Data entries:
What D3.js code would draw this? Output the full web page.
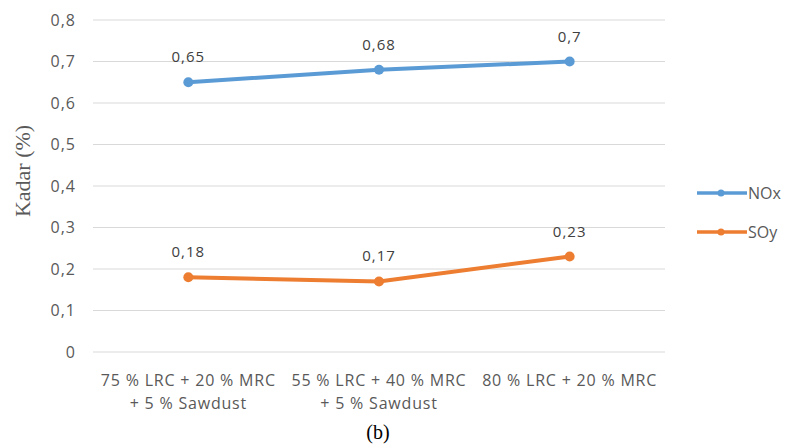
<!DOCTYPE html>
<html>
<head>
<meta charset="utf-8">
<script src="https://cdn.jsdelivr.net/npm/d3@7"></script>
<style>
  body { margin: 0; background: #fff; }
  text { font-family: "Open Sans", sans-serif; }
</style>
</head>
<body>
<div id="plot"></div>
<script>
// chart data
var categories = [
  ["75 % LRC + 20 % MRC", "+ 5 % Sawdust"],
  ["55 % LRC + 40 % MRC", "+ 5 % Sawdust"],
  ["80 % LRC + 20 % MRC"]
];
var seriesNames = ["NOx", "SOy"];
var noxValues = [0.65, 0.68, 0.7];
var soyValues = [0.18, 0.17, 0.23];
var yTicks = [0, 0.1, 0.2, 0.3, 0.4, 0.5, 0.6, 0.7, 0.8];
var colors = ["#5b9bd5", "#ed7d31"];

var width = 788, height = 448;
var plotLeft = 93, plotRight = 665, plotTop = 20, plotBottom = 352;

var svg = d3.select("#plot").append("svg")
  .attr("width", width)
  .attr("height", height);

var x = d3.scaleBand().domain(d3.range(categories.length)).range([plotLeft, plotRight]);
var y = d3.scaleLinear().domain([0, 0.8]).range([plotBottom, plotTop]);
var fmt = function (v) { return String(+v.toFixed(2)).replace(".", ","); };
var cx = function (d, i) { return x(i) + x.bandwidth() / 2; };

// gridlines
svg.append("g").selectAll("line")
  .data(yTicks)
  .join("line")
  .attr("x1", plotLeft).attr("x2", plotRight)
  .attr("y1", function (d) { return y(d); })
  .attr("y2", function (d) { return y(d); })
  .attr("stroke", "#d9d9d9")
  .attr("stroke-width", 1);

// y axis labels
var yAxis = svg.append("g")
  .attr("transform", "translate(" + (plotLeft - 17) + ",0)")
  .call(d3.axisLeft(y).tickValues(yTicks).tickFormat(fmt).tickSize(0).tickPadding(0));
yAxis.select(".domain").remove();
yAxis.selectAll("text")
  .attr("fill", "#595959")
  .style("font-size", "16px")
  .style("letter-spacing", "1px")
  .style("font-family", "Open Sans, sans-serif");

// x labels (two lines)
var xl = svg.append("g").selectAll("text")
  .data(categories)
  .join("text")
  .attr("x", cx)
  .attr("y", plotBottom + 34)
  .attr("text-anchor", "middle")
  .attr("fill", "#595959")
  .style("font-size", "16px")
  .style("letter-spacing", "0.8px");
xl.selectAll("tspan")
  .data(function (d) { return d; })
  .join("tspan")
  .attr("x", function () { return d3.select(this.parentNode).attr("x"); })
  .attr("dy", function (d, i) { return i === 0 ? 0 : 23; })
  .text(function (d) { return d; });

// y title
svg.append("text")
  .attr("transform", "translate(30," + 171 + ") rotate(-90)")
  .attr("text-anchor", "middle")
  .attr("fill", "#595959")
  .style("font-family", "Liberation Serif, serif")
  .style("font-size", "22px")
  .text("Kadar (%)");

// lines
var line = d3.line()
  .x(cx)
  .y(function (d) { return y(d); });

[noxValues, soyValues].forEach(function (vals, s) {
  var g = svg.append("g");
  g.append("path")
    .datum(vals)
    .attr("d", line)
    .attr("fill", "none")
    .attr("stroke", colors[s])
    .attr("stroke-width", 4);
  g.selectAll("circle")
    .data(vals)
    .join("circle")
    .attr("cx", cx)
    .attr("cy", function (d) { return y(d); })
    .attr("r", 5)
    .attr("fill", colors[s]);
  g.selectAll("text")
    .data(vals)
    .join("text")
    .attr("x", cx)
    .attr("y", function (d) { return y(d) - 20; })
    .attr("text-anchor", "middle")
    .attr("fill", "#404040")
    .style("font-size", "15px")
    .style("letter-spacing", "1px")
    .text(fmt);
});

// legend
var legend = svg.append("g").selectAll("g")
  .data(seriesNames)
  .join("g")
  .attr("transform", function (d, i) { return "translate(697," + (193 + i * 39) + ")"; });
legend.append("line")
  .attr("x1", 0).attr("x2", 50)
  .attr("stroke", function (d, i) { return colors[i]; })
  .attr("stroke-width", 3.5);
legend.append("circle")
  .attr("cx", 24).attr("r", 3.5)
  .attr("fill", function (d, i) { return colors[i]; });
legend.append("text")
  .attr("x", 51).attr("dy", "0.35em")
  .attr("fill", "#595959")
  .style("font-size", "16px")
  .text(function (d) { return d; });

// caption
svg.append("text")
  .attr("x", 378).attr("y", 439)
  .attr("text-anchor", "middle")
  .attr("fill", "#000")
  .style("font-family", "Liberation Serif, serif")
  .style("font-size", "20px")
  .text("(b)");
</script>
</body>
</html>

---

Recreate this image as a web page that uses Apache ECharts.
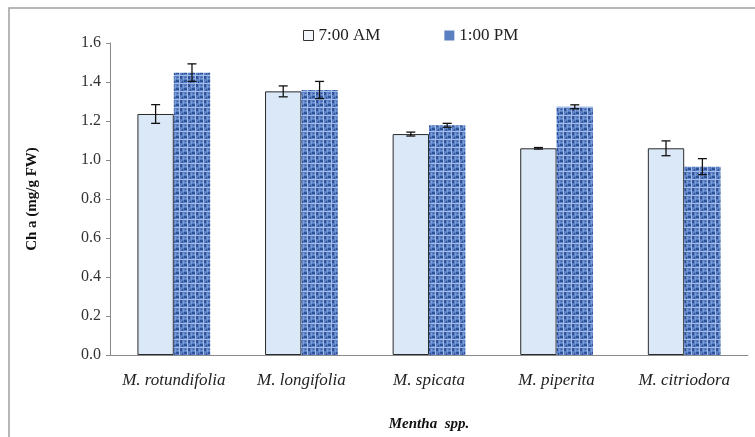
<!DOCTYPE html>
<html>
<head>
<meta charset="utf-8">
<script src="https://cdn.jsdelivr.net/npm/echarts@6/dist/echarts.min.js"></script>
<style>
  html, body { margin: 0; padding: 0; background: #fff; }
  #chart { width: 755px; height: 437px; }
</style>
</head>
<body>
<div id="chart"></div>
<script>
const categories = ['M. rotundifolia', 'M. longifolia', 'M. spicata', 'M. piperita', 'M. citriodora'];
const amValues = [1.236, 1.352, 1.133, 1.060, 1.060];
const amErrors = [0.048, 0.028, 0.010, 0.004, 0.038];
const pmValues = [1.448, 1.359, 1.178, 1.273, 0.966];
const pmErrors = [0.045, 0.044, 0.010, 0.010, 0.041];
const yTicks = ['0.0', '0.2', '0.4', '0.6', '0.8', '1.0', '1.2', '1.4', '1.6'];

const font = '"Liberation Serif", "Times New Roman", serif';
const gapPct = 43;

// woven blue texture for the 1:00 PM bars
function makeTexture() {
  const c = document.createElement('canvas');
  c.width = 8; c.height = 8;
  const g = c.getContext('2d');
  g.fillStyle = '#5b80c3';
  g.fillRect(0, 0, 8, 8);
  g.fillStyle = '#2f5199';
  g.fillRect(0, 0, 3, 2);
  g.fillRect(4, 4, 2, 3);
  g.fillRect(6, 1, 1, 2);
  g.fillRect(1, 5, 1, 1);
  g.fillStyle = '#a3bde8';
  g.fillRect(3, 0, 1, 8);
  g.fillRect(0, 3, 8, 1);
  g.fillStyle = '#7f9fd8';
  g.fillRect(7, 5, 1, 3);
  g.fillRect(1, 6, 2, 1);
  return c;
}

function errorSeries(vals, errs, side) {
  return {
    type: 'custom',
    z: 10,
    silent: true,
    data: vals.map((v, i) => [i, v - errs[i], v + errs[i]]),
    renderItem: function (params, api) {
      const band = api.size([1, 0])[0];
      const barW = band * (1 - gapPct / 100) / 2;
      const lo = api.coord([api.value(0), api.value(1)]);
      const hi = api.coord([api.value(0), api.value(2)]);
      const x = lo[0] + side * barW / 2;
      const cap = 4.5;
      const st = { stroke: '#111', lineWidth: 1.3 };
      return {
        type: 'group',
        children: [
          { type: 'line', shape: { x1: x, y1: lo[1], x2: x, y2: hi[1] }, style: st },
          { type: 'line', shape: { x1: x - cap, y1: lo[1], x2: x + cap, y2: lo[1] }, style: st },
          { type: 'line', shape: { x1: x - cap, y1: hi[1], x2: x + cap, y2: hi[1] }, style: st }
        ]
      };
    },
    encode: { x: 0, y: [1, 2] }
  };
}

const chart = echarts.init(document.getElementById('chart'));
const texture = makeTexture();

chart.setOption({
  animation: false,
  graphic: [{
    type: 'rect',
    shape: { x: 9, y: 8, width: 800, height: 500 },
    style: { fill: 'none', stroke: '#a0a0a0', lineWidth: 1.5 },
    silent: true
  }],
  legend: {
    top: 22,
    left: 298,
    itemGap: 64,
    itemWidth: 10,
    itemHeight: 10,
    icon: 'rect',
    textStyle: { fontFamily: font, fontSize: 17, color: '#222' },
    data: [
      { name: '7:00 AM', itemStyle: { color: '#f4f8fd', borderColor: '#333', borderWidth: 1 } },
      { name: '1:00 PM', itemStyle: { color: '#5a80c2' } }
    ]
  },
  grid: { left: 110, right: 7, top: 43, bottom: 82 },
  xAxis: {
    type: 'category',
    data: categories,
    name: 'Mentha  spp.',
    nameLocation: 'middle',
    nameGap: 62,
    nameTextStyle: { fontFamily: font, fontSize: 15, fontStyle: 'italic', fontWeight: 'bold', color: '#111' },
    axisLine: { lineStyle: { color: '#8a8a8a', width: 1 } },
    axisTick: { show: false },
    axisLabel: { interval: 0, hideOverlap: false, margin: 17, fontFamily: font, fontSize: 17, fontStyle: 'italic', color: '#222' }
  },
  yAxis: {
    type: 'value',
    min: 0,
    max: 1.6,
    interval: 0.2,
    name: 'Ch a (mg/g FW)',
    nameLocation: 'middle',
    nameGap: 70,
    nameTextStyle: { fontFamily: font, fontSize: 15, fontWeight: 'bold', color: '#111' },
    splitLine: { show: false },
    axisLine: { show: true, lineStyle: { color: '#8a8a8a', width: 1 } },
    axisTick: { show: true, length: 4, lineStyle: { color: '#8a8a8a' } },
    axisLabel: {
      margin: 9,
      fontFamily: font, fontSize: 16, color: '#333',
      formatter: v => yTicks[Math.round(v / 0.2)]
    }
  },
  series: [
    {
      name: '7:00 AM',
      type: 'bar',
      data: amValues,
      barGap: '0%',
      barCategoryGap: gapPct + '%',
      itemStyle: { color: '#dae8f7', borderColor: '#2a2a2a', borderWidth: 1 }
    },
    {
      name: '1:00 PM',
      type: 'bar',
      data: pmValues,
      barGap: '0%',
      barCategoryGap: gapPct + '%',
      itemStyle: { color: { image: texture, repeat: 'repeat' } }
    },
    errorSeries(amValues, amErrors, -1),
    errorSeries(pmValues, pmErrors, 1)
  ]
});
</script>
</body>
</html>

To be done: Using the data above, print only the lines starting at the one with "Recreate this image" and ending at the one with "const gapPct = 43;", exactly as they stand, minus the pictures.

Solution below:
Recreate this image as a web page that uses Apache ECharts.
<!DOCTYPE html>
<html>
<head>
<meta charset="utf-8">
<script src="https://cdn.jsdelivr.net/npm/echarts@6/dist/echarts.min.js"></script>
<style>
  html, body { margin: 0; padding: 0; background: #fff; }
  #chart { width: 755px; height: 437px; }
</style>
</head>
<body>
<div id="chart"></div>
<script>
const categories = ['M. rotundifolia', 'M. longifolia', 'M. spicata', 'M. piperita', 'M. citriodora'];
const amValues = [1.236, 1.352, 1.133, 1.060, 1.060];
const amErrors = [0.048, 0.028, 0.010, 0.004, 0.038];
const pmValues = [1.448, 1.359, 1.178, 1.273, 0.966];
const pmErrors = [0.045, 0.044, 0.010, 0.010, 0.041];
const yTicks = ['0.0', '0.2', '0.4', '0.6', '0.8', '1.0', '1.2', '1.4', '1.6'];

const font = '"Liberation Serif", "Times New Roman", serif';
const gapPct = 43;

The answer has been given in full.